New Brunswick should look to other provinces for examples of what should happen here, says CEO Maple Lodge Farms Michael Burrows. "Different provinces use different tools to ensure supply management remains stable and that the interests of all stakeholders are protected," he says. Burrows pointed to Manitoba as an example: "Despite appeals to the Manitoba Minister of Agriculture, Groupe Westco was not allowed to exceed the regulated quota limits." In British Columbia, not unlike the situation in New Brunswick, a producer entered the processing sector as well. However, British Columbia had plant supply allocation, he added, and that maintained stability.
Nadeau Poultry invested millions in a state-of-the art plant in 2002 when the original plant was destroyed by fire. In addition to its long time commitment to the community, Nadeau rebuilt based on the expectation of a stable supply of product as guaranteed in supply management, says Burrows. "Instead, we're scrambling for product, depending temporarily on chickens from Nova Scotia to keep as many employees as possible on the job." But that supply will soon end, he says, with the construction of a new processing facility scheduled to open in 2012. Sourcing chickens from Ontario or Quebec is also challenged by moratoriums on the export of chickens in those provinces as a means to protect their own processors.
The government is ducking its responsibility when it describes the breakdown of the system as simply a "commercial dispute," Burrows says. "It's a supply management failure and the government is responsible for fixing it. You would be hard pressed to find anyone knowledgeable about the system who would not agree that a producer should not be able to destroy or force the sale of a private commercial processing business by using the regulatory protection of supply management."
Former Federal Agriculture Minister Lyle VanClief says national supply management representatives and others are watching the New Brunswick situation with concern. Canada, he pointed out, decided in the 1970s that certain products would be governed by a supply management system as a means of protecting the country's food security and accessibility.
The resulting interlocking federal and provincial legislation governing the system has resulted in a legal framework that assumes ongoing dialogue, he explained. "But, when one partner stops talking, it doesn't work. And that's what has happened – New Brunswick has "stopped talking," says VanClief. Specifically, he added, the need for a continuous flow of product to processors is not being recognized or ensured in New Brunswick,
thus jeopardizing the province's opportunity for a strong, efficient and competitive industry – not just a wealthy producer sector."

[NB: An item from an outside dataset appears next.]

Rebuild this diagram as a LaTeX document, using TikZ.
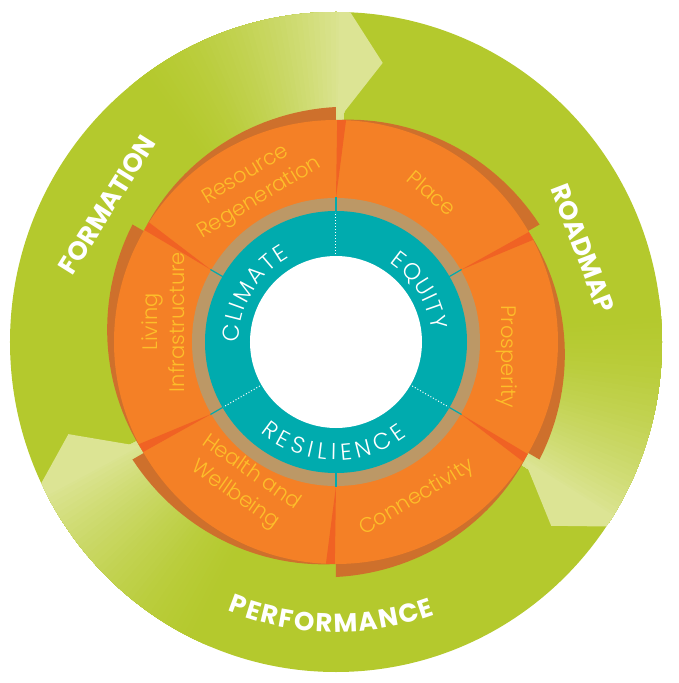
\documentclass[tikz,border=0pt]{standalone}
\usepackage{fontspec}
\setmainfont{Poppins}
\newfontfamily\lightfont{Poppins Light}
\usepackage{tikz}
\usetikzlibrary{decorations.text}

\definecolor{wheelgreen}{RGB}{180,201,45}
\definecolor{wheellight}{RGB}{220,228,148}
\definecolor{segorange}{RGB}{244,128,38}
\definecolor{segdark}{RGB}{206,112,44}
\definecolor{segfold}{RGB}{240,98,36}
\definecolor{ringtan}{RGB}{188,152,102}
\definecolor{ringteal}{RGB}{0,171,174}
\definecolor{labelyellow}{RGB}{253,190,42}

\newcommand{\tealtext}{\lightfont\fontsize{23}{23}\selectfont\color{white}}
\newcommand{\stagetext}{\bfseries\fontsize{26}{26}\selectfont\color{white}}

\begin{document}
\begin{tikzpicture}[x=1pt, y=1pt, every node/.style={inner sep=0pt}]
\tikzstyle{pillar} = [text=labelyellow, align=center, font=\lightfont\fontsize{21}{27}\selectfont]
\tikzstyle{stage} = [text=white, font=\stagetext]
\tikzstyle{curved} = [decorate, decoration={text along path, text align=fit to path}]

\useasboundingbox (-336,-341) rectangle (343,342);

\fill[wheelgreen] (0,0) ellipse[x radius=326, y radius=330];
\begin{scope}
\clip (0,0) ellipse[x radius=326, y radius=330];
\foreach \base/\tip in {89/80.5, -32.5/-40.5, -152.5/-161}{
  \foreach \k [evaluate=\k as \m using int(100*(1-\k/40)^1.6)] in {40,39,...,1}
    \fill[wheellight!\m!wheelgreen] ({\base-1}:220) -- ({\base-1}:340)
      arc[start angle=\base-1, end angle=\base+\k, radius=340] -- ({\base+\k}:220) -- cycle;
  \fill[wheellight] ({\base+0.5}:222) -- (\tip:283) -- ({\base-1.5}:330) -- ({\base-1.5}:340) -- ({\base+0.5}:340) -- cycle;
}
\end{scope}

\foreach \a in {-150,-90,...,150}
  \fill[segdark] (0,0) -- plot[domain=\a:\a+60, samples=31] (\x:{222+13*(\a+60-\x)/60}) -- cycle;
\fill[segorange] (0,0) circle (222);
\foreach \a in {-150,-90,...,150}
  \fill[segfold] (\a:144) -- ({\a-0.3}:222) -- ({\a-2.6}:222) -- cycle;

\fill[ringtan] (0,0) circle (144);
\fill[ringteal] (0,0) circle (131);
\fill[white] (0,0) circle (86);
\foreach \a in {-150,-90,...,150}
  \draw[ringteal, line width=1.2pt] (\a:130) -- (\a:145);
\foreach \a in {90,-30,-150}
  \draw[white, line width=1pt, dotted] (\a:88) -- (\a:130);

\path[curved, decoration={text={|\tealtext|CLIMATE}}] (180.5:97) arc[start angle=180.5, end angle=119, radius=97];
\path[curved, decoration={text={|\tealtext|EQUITY}}] (56:96) arc[start angle=56, end angle=7, radius=96];
\path[curved, decoration={text={|\tealtext|RESILIENCE}}] (-130:118) arc[start angle=-130, end angle=-53, radius=118];

\node[pillar, rotate=31] (resource) at (-83,155) {Resource\\Regeneration};
\node[pillar, rotate=-40] (place) at (96,149) {Place};
\node[pillar, rotate=-90] (prosperity) at (171,-15) {Prosperity};
\node[pillar, rotate=31] (connectivity) at (81,-156) {Connectivity};
\node[pillar, rotate=-35] (health) at (-93,-142) {Health and\\Wellbeing};
\node[pillar, rotate=90] (living) at (-173,20) {Living\\Infrastructure};

\node[stage, rotate=58] (formation) at (-229,137) {FORMATION};
\node[stage, rotate=-69] (roadmap) at (247,94) {ROADMAP};
\path[curved, decoration={text={|\stagetext|PERFORMANCE}}] (-112:290) arc[start angle=-112, end angle=-70, radius=290];
\end{tikzpicture}
\end{document}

The solution recently rejected by the New Brunswick government, says Burrows would involve the establishment of the New Brunswick Chicken Marketing Agency, which would deal solely with the marketing of broiler chickens past the farm gate and would allocate live chicken supply to processors both within and outside New Brunswick.
This is known as single desk selling. The current regulatory bodies would retain all other powers within their current mandate. "The establishment of this single desk selling for poultry and equipping it with the appropriate authority, such as what New Brunswick already has for turkey, will ensure adequate supply of New Brunswick grown chickens to New Brunswick processors," says Burrows.
It will also, he says, maximize employment opportunities in the chicken processing industry, and encourage a strong, efficient, competitive chicken processing industry in New Brunswick. This approach exists today in New Brunswick's milk marketing system.
The beauty of the proposed approach is that it allows fair treatment for all processors in the province." For example, the chickens would be equally divided if Westco were to build a new plant," says Burrows. "It's a fair and equitable solution that would restore stability in the province's poultry supply management system."